From the first line of the data below, repeat each line exactly until you reach the line with "p.set_linewidth(0.5)"; include that line too.

— start —

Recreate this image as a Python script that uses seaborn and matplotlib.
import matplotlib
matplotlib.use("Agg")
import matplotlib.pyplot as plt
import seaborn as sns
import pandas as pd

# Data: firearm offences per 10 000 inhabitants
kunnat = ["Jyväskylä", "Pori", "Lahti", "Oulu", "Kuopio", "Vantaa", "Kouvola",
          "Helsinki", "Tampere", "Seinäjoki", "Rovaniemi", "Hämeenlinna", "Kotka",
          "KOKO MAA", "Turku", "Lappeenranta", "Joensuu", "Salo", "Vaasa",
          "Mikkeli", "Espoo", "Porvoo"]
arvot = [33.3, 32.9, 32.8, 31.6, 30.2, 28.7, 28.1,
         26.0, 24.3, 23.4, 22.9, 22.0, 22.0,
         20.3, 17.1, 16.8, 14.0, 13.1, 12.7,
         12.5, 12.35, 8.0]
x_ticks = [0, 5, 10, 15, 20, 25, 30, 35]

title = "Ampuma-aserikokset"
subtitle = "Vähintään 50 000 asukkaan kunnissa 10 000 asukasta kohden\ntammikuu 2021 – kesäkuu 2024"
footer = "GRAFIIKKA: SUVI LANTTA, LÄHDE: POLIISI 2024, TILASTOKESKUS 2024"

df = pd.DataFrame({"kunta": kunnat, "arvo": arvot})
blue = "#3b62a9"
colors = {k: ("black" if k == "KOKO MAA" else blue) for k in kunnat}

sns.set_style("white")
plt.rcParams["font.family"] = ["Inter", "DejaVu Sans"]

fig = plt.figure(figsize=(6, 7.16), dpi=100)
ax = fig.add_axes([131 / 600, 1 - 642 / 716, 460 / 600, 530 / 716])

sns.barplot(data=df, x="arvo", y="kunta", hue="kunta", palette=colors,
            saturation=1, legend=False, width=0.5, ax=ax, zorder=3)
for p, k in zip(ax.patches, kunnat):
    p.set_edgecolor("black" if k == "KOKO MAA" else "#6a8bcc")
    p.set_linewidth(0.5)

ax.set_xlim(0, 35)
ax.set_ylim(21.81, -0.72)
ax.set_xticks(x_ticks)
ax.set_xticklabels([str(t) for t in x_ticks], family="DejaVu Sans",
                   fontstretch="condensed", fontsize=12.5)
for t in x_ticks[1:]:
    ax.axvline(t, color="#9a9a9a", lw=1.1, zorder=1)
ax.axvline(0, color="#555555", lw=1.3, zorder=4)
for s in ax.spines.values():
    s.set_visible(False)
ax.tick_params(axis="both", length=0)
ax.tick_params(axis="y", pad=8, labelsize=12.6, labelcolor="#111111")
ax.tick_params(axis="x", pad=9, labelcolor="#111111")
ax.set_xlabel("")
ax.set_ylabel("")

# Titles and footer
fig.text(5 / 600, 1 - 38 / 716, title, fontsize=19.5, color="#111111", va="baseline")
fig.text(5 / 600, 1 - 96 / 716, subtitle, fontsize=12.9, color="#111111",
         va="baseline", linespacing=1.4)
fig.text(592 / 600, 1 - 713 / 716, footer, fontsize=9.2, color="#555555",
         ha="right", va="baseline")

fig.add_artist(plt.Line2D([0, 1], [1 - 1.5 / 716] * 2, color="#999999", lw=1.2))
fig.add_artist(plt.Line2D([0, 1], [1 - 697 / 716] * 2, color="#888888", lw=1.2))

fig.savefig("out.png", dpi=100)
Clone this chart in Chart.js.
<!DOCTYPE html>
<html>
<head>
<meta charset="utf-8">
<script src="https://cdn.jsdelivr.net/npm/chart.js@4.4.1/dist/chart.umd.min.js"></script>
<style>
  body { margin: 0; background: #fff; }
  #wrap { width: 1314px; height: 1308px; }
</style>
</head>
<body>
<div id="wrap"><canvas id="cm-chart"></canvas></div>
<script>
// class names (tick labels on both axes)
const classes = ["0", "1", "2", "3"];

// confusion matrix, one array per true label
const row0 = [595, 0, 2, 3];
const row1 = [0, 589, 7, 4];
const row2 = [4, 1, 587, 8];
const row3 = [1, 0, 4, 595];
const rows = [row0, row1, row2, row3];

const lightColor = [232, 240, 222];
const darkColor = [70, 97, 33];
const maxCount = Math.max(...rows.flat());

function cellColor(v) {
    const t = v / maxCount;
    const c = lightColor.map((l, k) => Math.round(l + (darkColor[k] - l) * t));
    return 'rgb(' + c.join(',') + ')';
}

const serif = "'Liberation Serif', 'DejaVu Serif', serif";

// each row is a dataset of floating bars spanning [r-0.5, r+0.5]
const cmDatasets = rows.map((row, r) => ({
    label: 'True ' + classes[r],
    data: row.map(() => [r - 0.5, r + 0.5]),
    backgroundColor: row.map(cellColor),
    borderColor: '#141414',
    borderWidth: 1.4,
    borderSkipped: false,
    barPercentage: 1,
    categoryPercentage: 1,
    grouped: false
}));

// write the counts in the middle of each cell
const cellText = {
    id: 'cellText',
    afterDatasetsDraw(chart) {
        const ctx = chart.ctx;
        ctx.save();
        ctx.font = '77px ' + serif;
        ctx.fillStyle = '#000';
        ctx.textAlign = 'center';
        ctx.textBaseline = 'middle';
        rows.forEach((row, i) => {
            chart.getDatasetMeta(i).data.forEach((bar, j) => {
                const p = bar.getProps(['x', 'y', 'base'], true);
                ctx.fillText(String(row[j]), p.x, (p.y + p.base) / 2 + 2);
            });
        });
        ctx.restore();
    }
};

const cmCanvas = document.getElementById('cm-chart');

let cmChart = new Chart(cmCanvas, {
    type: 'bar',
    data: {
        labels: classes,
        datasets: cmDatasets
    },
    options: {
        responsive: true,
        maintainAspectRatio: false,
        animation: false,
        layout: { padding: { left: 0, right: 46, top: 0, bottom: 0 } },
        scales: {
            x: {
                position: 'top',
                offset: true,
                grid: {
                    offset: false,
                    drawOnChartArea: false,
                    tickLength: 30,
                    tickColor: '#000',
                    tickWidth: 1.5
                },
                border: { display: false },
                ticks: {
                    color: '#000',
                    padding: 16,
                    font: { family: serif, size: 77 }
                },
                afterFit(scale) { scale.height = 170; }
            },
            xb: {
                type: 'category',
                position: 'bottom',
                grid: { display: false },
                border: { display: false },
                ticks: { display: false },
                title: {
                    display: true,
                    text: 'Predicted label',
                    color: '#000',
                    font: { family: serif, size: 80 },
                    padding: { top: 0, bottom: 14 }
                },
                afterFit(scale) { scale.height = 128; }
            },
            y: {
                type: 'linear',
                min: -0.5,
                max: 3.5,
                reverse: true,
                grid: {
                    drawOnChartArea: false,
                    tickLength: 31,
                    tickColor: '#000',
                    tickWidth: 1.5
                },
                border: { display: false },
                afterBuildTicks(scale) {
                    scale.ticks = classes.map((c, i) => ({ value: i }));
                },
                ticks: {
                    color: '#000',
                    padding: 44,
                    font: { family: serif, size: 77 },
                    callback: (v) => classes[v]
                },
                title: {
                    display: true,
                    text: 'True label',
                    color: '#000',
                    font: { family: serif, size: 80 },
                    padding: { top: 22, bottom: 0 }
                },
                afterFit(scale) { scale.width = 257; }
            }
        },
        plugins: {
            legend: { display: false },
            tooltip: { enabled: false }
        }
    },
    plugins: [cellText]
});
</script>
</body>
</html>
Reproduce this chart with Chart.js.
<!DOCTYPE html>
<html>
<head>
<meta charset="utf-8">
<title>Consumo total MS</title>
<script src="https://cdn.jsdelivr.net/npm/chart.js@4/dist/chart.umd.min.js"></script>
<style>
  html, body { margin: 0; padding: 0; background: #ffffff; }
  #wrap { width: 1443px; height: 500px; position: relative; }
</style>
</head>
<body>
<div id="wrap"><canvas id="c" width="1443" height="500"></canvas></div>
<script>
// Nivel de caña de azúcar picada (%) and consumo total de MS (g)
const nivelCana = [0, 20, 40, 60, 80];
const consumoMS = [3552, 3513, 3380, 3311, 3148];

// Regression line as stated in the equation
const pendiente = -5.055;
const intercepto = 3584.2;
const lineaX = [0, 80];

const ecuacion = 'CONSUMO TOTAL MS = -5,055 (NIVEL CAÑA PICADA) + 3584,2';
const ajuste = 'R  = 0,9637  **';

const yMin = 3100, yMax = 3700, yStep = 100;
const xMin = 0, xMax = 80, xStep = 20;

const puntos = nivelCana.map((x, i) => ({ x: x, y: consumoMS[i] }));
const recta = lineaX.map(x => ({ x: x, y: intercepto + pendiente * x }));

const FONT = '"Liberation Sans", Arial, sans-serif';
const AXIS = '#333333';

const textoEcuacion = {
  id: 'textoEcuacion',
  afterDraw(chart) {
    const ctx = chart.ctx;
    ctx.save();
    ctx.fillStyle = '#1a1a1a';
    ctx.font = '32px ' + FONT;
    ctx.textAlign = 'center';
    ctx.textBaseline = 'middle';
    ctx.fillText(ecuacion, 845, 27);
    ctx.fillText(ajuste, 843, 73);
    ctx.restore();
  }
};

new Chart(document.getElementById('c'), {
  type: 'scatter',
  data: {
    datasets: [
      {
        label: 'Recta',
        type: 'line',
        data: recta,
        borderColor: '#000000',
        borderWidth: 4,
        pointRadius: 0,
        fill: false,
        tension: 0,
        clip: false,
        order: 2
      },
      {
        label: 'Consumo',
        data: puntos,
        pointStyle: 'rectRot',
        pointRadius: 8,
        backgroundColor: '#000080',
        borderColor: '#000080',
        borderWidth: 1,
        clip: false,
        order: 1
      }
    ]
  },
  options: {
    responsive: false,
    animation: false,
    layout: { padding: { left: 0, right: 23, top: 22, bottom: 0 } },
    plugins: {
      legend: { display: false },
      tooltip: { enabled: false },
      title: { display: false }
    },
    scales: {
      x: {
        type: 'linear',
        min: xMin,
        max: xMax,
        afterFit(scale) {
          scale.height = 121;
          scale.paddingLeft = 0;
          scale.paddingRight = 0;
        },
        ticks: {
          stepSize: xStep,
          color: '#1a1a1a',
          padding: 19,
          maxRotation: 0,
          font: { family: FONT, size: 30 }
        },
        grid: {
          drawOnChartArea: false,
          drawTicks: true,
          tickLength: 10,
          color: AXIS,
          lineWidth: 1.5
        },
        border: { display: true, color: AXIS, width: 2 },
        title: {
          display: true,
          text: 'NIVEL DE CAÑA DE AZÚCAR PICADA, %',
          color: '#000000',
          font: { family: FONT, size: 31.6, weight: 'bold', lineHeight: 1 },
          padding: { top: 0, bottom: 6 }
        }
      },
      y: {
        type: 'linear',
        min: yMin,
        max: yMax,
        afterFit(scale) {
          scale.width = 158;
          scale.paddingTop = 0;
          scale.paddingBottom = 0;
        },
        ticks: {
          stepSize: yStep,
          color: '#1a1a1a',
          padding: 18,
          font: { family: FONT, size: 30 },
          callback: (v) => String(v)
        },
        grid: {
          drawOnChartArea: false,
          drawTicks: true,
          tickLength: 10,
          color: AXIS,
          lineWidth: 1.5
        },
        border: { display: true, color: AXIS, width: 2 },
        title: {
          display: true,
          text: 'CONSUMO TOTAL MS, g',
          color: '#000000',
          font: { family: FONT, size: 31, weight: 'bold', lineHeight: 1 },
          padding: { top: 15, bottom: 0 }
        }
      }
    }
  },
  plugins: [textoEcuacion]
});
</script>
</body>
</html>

— end —

| THE REPLY |
Recreate this image as a Python script that uses seaborn and matplotlib.
import matplotlib
matplotlib.use("Agg")
import matplotlib.pyplot as plt
import seaborn as sns
import pandas as pd

# Data: firearm offences per 10 000 inhabitants
kunnat = ["Jyväskylä", "Pori", "Lahti", "Oulu", "Kuopio", "Vantaa", "Kouvola",
          "Helsinki", "Tampere", "Seinäjoki", "Rovaniemi", "Hämeenlinna", "Kotka",
          "KOKO MAA", "Turku", "Lappeenranta", "Joensuu", "Salo", "Vaasa",
          "Mikkeli", "Espoo", "Porvoo"]
arvot = [33.3, 32.9, 32.8, 31.6, 30.2, 28.7, 28.1,
         26.0, 24.3, 23.4, 22.9, 22.0, 22.0,
         20.3, 17.1, 16.8, 14.0, 13.1, 12.7,
         12.5, 12.35, 8.0]
x_ticks = [0, 5, 10, 15, 20, 25, 30, 35]

title = "Ampuma-aserikokset"
subtitle = "Vähintään 50 000 asukkaan kunnissa 10 000 asukasta kohden\ntammikuu 2021 – kesäkuu 2024"
footer = "GRAFIIKKA: SUVI LANTTA, LÄHDE: POLIISI 2024, TILASTOKESKUS 2024"

df = pd.DataFrame({"kunta": kunnat, "arvo": arvot})
blue = "#3b62a9"
colors = {k: ("black" if k == "KOKO MAA" else blue) for k in kunnat}

sns.set_style("white")
plt.rcParams["font.family"] = ["Inter", "DejaVu Sans"]

fig = plt.figure(figsize=(6, 7.16), dpi=100)
ax = fig.add_axes([131 / 600, 1 - 642 / 716, 460 / 600, 530 / 716])

sns.barplot(data=df, x="arvo", y="kunta", hue="kunta", palette=colors,
            saturation=1, legend=False, width=0.5, ax=ax, zorder=3)
for p, k in zip(ax.patches, kunnat):
    p.set_edgecolor("black" if k == "KOKO MAA" else "#6a8bcc")
    p.set_linewidth(0.5)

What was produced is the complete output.